Néanmoins, le temps est venu pour «Bergie» de quitter les Nordiques, qui le cèdent aux Rangers le 18 juin 1987. Tout un défi pour Bergeron, qui compte bien répéter ses exploits à Manhattan! L'expérience est toutefois de courte durée puisque Phil Esposito le congédie le 1er avril 1989, quelques jours avant le début des séries éliminatoires. Cette décision suicidaire permet à Bergeron d'effectuer un retour à Québec où on l'attend à bras grands ouverts. Mais les Nordiques ne sont plus ce qu'ils étaient et Bergeron subit un véritable calvaire en voyant son équipe récolter seulement 31 points au classement en 1989-1990. Le nouveau directeur-gérant, Pierre Pagé, montre cavalièrement la porte à Bergeron qui ne l'oubliera pas de sitôt…

Le «tigre» fait une entrée particulièrement réussie à la radio, mais il doit bientôt subir une série d'épreuves douloureuses.

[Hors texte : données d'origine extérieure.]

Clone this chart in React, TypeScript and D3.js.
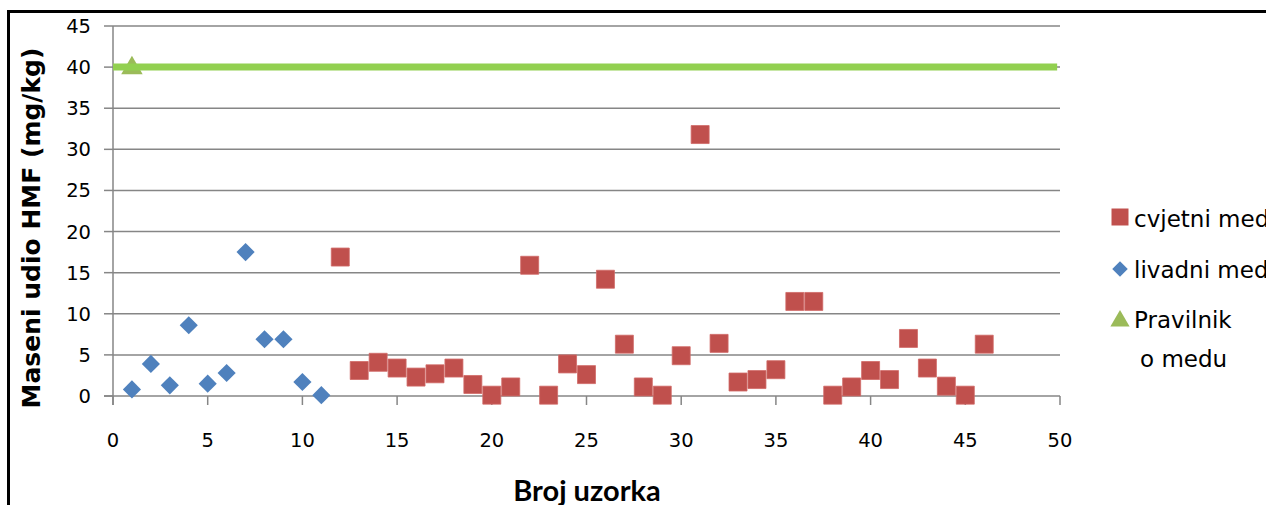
import React, { useEffect, useRef } from "react";
import * as d3 from "d3";

// livadni med: samples 1-11
const livadniX = [1, 2, 3, 4, 5, 6, 7, 8, 9, 10, 11];
const livadniY = [0.8, 3.9, 1.3, 8.6, 1.5, 2.8, 17.5, 6.9, 6.9, 1.7, 0.1];

// cvjetni med: samples 12-46
const cvjetniX = [
  12, 13, 14, 15, 16, 17, 18, 19, 20, 21, 22, 23, 24, 25, 26, 27, 28, 29,
  30, 31, 32, 33, 34, 35, 36, 37, 38, 39, 40, 41, 42, 43, 44, 45, 46,
];
const cvjetniY = [
  16.9, 3.1, 4.1, 3.4, 2.3, 2.7, 3.4, 1.4, 0.1, 1.1, 15.9, 0.1, 3.9, 2.6,
  14.2, 6.3, 1.1, 0.1, 4.9, 31.8, 6.4, 1.7, 2.0, 3.2, 11.5, 11.5, 0.1, 1.1,
  3.1, 2.0, 7.0, 3.4, 1.2, 0.1, 6.3,
];

// Pravilnik o medu limit
const limitValue = 40;
const limitRange = [0, 49.85];
const limitMarkerX = [1];

const xTicks = [0, 5, 10, 15, 20, 25, 30, 35, 40, 45, 50];
const yTicks = [0, 5, 10, 15, 20, 25, 30, 35, 40, 45];

const legendLabels = ["cvjetni med", "livadni med", "Pravilnik", "o medu"];

const RED = "#C0504D";
const BLUE = "#4F81BD";
const GREEN_LINE = "#92D050";
const GREEN_MARK = "#9BBB59";
const GRID = "#868686";
const FONT = "'DejaVu Sans', Verdana, sans-serif";

const App: React.FC = () => {
  const svgRef = useRef<SVGSVGElement>(null);

  useEffect(() => {
    if (!svgRef.current) return;
    const svg = d3.select(svgRef.current);
    svg.selectAll("*").remove();

    const x = d3.scaleLinear().domain([0, 50]).range([113, 1060]);
    const y = d3.scaleLinear().domain([0, 45]).range([396, 26]);

    // frame
    svg
      .append("rect")
      .attr("x", 8.5)
      .attr("y", 11.5)
      .attr("width", 1300)
      .attr("height", 520)
      .attr("fill", "#fff")
      .attr("stroke", "#000")
      .attr("stroke-width", 3);

    // gridlines
    svg
      .append("g")
      .selectAll("line")
      .data(yTicks.filter((t) => t > 0))
      .enter()
      .append("line")
      .attr("x1", x(0))
      .attr("x2", x(50))
      .attr("y1", (d) => y(d))
      .attr("y2", (d) => y(d))
      .attr("stroke", GRID)
      .attr("stroke-width", 1.5);

    // axes
    const axes = svg.append("g").attr("stroke", GRID).attr("stroke-width", 1.5);
    axes.append("line").attr("x1", x(0)).attr("x2", x(0)).attr("y1", y(45)).attr("y2", y(0) + 9);
    axes.append("line").attr("x1", x(0) - 9).attr("x2", x(50)).attr("y1", y(0)).attr("y2", y(0));
    axes
      .selectAll(".yt")
      .data(yTicks)
      .enter()
      .append("line")
      .attr("x1", x(0) - 9)
      .attr("x2", x(0))
      .attr("y1", (d) => y(d))
      .attr("y2", (d) => y(d));
    axes
      .selectAll(".xt")
      .data(xTicks)
      .enter()
      .append("line")
      .attr("x1", (d) => x(d))
      .attr("x2", (d) => x(d))
      .attr("y1", y(0))
      .attr("y2", y(0) + 9);

    // tick labels
    svg
      .append("g")
      .selectAll("text")
      .data(yTicks)
      .enter()
      .append("text")
      .attr("x", 91)
      .attr("y", (d) => y(d) + 7)
      .attr("text-anchor", "end")
      .style("font-family", FONT)
      .style("font-size", "19.5px")
      .attr("fill", "#000")
      .text((d) => d);

    svg
      .append("g")
      .selectAll("text")
      .data(xTicks)
      .enter()
      .append("text")
      .attr("x", (d) => x(d))
      .attr("y", 447)
      .attr("text-anchor", "middle")
      .style("font-family", FONT)
      .style("font-size", "19.5px")
      .attr("fill", "#000")
      .text((d) => d);

    // axis titles
    svg
      .append("text")
      .attr("transform", "translate(40,228) rotate(-90)")
      .attr("text-anchor", "middle")
      .style("font-family", FONT)
      .style("font-weight", "bold")
      .style("font-size", "25px")
      .text("Maseni udio HMF (mg/kg)");

    svg
      .append("text")
      .attr("x", 587)
      .attr("y", 501)
      .attr("text-anchor", "middle")
      .style("font-family", "Lato, 'Open Sans', sans-serif")
      .style("font-weight", "bold")
      .style("font-size", "29px")
      .text("Broj uzorka");

    // limit marker + line
    const tri = d3.symbol().type(d3.symbolTriangle).size(200);
    svg
      .append("g")
      .selectAll("path")
      .data(limitMarkerX)
      .enter()
      .append("path")
      .attr("d", tri)
      .attr("transform", (d) => `translate(${x(d)},${y(limitValue) + 1})`)
      .attr("fill", GREEN_MARK);

    svg
      .append("line")
      .attr("x1", x(limitRange[0]))
      .attr("x2", x(limitRange[1]))
      .attr("y1", y(limitValue))
      .attr("y2", y(limitValue))
      .attr("stroke", GREEN_LINE)
      .attr("stroke-width", 7);

    // livadni med diamonds
    const sq = d3.symbol().type(d3.symbolSquare);
    svg
      .append("g")
      .selectAll("path")
      .data(livadniX.map((v, i) => [v, livadniY[i]]))
      .enter()
      .append("path")
      .attr("d", sq.size(165)())
      .attr("transform", (d) => `translate(${x(d[0])},${y(d[1])}) rotate(45)`)
      .attr("fill", BLUE);

    // cvjetni med squares
    svg
      .append("g")
      .selectAll("path")
      .data(cvjetniX.map((v, i) => [v, cvjetniY[i]]))
      .enter()
      .append("path")
      .attr("d", sq.size(324)())
      .attr("transform", (d) => `translate(${x(d[0])},${y(d[1])})`)
      .attr("fill", RED)
      .attr("stroke", "#d06a67")
      .attr("stroke-width", 0.8);

    // legend
    const lg = svg.append("g");
    lg.append("path")
      .attr("d", sq.size(289)())
      .attr("transform", "translate(1120,217)")
      .attr("fill", RED);
    lg.append("path")
      .attr("d", sq.size(120)())
      .attr("transform", "translate(1120,269) rotate(45)")
      .attr("fill", BLUE);
    lg.append("path")
      .attr("d", d3.symbol().type(d3.symbolTriangle).size(160)())
      .attr("transform", "translate(1120,321)")
      .attr("fill", GREEN_MARK);

    const lt = [
      [1134, 227],
      [1134, 278],
      [1134, 328],
      [1140, 367],
    ];
    lg.selectAll("text")
      .data(legendLabels)
      .enter()
      .append("text")
      .attr("x", (_, i) => lt[i][0])
      .attr("y", (_, i) => lt[i][1])
      .style("font-family", FONT)
      .style("font-size", "23px")
      .attr("fill", "#000")
      .text((d) => d);
  }, []);

  return (
    <svg
      ref={svgRef}
      width={1266}
      height={505}
      style={{ position: "absolute", left: 0, top: 0, display: "block" }}
    />
  );
};

export default App;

Le 30 novembre 1990, il est terrassé par un infarctus, lui qui durant ses belles années avec les Nordiques travaillait 18 heures par jour et buvait du café sans arrêt. Il se rétablit bien mais l'incident pousse la direction des Canadiens de Montréal à l'écarter de la course à la succession de Pat Burns en 1992. Enfin, Bergeron reçoit un autre coup dur en 1994 quand son vieil ami Pierre Lacroix, le nouveau directeur-gérant des Nordiques, lui préfère Marc Crawford pour diriger l'équipe. Bergeron poursuivra sa carrière à la radio et à la télévision, toujours passionné et prêt à sortir ses griffes au milieu des débats qui alimentent la chronique quotidienne du hockey professionnel. Ironie du sort, on l’embauchera comme analyste à la télévision d'État pour les matches des Canadiens, cette équipe qu'il détestait pourtant avec rage quelques années plus tôt!